■ **EXERCISE DATA**:

++++++++

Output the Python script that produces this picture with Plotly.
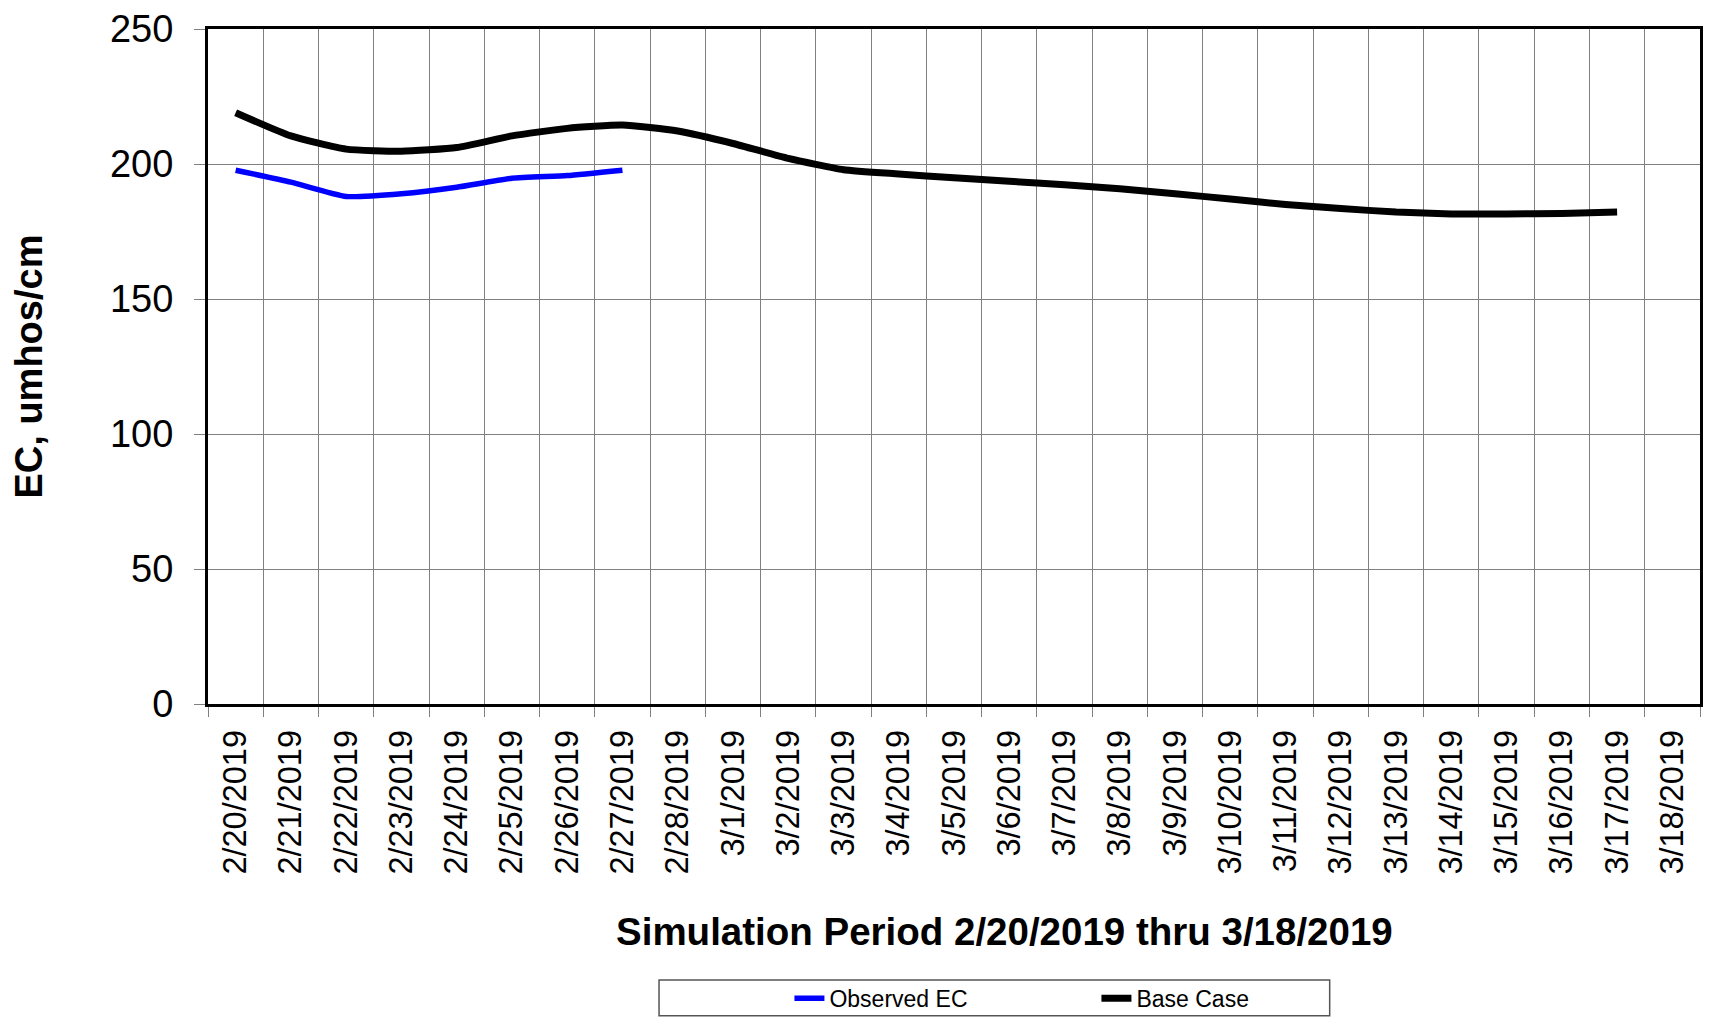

++++++++

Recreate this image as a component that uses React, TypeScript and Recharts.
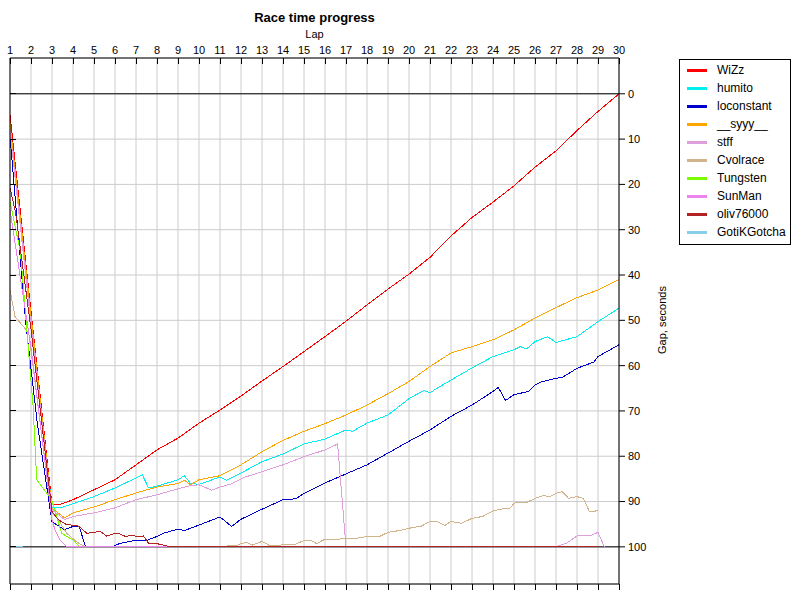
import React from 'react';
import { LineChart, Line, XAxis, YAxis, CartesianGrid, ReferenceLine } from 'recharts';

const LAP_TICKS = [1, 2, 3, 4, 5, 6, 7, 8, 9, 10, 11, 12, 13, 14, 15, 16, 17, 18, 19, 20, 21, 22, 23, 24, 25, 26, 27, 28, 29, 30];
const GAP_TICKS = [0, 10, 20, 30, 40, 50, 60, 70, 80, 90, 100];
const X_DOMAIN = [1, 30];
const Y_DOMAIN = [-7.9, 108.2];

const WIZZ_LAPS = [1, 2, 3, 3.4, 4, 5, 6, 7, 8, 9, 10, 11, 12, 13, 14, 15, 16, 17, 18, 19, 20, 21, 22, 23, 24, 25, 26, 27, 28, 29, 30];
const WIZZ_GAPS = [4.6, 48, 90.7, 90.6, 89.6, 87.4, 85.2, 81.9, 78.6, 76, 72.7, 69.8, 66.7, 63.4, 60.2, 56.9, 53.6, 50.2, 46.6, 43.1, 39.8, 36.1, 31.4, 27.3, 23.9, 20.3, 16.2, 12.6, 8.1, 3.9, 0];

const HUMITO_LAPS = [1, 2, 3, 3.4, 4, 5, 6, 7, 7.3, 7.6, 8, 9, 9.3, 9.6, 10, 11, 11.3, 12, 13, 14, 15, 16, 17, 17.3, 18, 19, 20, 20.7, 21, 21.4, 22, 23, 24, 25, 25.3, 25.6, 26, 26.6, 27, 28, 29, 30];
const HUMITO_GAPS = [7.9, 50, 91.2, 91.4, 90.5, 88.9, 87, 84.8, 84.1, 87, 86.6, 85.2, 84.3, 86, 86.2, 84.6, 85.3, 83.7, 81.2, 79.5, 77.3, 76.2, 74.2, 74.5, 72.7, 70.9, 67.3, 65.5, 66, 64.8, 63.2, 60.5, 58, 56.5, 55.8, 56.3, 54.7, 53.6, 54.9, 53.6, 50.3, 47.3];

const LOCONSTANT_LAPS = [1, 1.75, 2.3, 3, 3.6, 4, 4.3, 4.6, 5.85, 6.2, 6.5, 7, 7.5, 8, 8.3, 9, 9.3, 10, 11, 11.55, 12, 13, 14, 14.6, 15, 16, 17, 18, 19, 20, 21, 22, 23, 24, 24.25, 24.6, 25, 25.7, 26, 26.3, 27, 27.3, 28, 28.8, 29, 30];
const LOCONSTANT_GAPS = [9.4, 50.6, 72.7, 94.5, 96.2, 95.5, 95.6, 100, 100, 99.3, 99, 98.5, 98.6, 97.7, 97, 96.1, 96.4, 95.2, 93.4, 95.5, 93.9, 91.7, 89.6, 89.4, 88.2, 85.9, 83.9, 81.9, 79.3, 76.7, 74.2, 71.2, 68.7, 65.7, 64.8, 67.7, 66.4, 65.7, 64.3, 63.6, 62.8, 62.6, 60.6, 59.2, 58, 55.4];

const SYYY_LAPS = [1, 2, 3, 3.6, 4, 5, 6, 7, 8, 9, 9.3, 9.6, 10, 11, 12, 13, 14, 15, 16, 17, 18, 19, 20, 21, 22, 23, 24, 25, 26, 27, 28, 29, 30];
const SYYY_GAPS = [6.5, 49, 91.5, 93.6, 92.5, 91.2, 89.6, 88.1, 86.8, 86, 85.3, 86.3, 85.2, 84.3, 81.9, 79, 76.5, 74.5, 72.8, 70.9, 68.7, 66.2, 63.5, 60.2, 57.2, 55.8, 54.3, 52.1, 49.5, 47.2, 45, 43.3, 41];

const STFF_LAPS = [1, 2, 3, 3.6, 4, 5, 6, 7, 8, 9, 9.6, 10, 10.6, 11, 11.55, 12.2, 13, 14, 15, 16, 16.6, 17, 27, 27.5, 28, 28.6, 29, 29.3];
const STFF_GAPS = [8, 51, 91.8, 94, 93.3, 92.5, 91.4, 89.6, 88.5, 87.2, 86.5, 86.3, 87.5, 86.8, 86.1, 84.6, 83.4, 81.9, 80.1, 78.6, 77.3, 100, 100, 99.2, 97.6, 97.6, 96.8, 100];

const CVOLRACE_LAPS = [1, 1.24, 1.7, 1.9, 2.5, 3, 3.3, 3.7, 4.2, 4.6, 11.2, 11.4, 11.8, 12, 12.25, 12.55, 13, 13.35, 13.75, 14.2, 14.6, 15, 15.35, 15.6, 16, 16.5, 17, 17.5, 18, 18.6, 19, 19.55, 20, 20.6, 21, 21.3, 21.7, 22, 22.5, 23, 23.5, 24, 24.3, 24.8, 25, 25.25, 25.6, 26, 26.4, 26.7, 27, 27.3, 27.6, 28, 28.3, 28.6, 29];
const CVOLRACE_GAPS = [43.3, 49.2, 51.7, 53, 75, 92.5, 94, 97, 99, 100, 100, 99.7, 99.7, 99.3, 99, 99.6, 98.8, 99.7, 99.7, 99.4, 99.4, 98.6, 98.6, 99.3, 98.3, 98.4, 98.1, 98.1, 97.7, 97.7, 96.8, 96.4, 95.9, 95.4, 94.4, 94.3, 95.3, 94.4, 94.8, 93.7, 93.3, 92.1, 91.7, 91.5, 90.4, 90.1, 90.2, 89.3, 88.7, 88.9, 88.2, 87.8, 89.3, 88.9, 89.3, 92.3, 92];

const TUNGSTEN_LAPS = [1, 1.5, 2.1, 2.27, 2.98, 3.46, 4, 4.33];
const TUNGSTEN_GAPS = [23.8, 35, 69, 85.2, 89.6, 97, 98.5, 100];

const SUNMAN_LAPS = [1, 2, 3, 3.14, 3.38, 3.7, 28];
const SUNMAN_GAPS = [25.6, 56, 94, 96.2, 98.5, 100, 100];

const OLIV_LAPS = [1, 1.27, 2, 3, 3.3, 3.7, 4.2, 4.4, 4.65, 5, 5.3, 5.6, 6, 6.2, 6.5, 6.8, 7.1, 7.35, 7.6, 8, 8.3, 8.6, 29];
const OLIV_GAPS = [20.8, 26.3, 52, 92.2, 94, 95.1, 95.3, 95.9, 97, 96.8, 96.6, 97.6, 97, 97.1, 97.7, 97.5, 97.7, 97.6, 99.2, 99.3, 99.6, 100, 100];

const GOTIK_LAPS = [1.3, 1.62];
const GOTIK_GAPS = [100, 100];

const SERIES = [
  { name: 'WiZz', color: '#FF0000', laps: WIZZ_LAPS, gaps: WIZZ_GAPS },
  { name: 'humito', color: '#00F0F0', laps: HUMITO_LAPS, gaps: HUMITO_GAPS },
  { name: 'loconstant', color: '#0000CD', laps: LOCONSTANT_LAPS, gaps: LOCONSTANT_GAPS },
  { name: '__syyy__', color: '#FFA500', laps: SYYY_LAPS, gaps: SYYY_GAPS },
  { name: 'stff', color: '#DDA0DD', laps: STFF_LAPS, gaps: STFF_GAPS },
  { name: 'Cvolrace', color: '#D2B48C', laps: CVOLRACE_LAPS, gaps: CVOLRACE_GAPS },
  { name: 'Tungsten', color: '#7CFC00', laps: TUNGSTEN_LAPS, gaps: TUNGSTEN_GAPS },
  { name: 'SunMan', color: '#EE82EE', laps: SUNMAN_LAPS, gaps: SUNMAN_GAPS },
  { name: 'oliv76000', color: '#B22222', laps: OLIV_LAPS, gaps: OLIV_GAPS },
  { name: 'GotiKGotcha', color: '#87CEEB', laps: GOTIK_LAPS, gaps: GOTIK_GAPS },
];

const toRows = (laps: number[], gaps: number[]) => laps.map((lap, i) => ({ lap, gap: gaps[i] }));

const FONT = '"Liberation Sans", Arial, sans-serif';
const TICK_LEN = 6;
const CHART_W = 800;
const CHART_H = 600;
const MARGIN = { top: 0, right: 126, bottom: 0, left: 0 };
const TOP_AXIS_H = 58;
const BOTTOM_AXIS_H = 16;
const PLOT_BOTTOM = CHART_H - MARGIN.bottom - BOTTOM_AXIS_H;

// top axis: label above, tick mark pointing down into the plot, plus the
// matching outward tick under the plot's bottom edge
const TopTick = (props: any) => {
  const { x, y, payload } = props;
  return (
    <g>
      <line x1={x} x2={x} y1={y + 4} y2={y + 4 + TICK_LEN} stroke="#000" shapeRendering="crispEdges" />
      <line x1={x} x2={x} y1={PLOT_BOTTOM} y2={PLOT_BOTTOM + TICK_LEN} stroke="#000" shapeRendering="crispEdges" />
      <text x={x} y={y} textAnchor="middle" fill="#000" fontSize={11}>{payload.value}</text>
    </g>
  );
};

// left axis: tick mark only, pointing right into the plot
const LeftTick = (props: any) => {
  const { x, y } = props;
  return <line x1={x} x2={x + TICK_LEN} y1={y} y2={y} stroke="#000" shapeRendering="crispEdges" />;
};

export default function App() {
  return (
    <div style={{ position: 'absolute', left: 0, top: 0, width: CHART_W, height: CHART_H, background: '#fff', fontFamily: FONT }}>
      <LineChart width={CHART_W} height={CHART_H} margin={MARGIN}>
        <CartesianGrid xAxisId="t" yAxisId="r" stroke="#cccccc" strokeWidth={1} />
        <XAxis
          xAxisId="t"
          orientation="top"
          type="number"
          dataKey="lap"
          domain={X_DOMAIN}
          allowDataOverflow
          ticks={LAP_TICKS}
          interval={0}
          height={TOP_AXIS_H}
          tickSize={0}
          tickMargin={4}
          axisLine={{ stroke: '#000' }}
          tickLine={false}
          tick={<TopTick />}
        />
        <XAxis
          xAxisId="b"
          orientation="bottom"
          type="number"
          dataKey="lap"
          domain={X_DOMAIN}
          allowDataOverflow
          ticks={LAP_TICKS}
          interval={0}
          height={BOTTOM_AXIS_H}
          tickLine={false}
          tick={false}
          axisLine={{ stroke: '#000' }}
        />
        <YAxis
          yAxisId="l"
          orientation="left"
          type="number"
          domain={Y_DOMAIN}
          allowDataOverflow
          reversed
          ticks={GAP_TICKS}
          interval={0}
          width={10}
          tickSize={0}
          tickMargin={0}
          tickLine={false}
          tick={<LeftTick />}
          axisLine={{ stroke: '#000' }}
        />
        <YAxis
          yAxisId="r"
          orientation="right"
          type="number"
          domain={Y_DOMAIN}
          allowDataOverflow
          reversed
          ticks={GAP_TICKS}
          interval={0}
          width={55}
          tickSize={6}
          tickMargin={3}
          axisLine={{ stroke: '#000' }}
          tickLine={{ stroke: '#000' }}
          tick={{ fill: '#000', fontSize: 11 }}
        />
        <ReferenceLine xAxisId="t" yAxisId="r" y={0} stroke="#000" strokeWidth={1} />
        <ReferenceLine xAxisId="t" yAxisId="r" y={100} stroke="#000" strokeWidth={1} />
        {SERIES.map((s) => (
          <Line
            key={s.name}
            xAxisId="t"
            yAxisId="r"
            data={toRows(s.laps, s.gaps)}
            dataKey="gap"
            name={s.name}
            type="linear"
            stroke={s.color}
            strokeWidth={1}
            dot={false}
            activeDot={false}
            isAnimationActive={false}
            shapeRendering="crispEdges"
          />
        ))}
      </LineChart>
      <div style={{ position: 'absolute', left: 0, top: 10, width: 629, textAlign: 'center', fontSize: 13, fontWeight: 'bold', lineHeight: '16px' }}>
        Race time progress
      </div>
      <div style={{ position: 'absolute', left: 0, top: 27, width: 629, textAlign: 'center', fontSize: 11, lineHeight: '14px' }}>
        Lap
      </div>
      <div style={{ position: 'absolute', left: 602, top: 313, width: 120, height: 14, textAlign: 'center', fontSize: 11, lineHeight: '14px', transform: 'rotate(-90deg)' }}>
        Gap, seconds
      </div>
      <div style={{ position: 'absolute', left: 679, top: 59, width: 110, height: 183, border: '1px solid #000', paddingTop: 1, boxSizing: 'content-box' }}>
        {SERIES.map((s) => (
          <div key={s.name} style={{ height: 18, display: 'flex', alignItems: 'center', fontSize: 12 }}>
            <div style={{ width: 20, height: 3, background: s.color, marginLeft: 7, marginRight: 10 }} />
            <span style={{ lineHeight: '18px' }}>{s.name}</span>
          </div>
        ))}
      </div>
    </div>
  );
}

++++++++

Reproduce only the lines running from the one that has "Recreate this image" through the one that has "8.1, 3.9, 0];", ends included. Any pictures in that stretch should not be copied.

Recreate this image as a component that uses React, TypeScript and Recharts.
import React from 'react';
import { LineChart, Line, XAxis, YAxis, CartesianGrid, ReferenceLine } from 'recharts';

const LAP_TICKS = [1, 2, 3, 4, 5, 6, 7, 8, 9, 10, 11, 12, 13, 14, 15, 16, 17, 18, 19, 20, 21, 22, 23, 24, 25, 26, 27, 28, 29, 30];
const GAP_TICKS = [0, 10, 20, 30, 40, 50, 60, 70, 80, 90, 100];
const X_DOMAIN = [1, 30];
const Y_DOMAIN = [-7.9, 108.2];

const WIZZ_LAPS = [1, 2, 3, 3.4, 4, 5, 6, 7, 8, 9, 10, 11, 12, 13, 14, 15, 16, 17, 18, 19, 20, 21, 22, 23, 24, 25, 26, 27, 28, 29, 30];
const WIZZ_GAPS = [4.6, 48, 90.7, 90.6, 89.6, 87.4, 85.2, 81.9, 78.6, 76, 72.7, 69.8, 66.7, 63.4, 60.2, 56.9, 53.6, 50.2, 46.6, 43.1, 39.8, 36.1, 31.4, 27.3, 23.9, 20.3, 16.2, 12.6, 8.1, 3.9, 0];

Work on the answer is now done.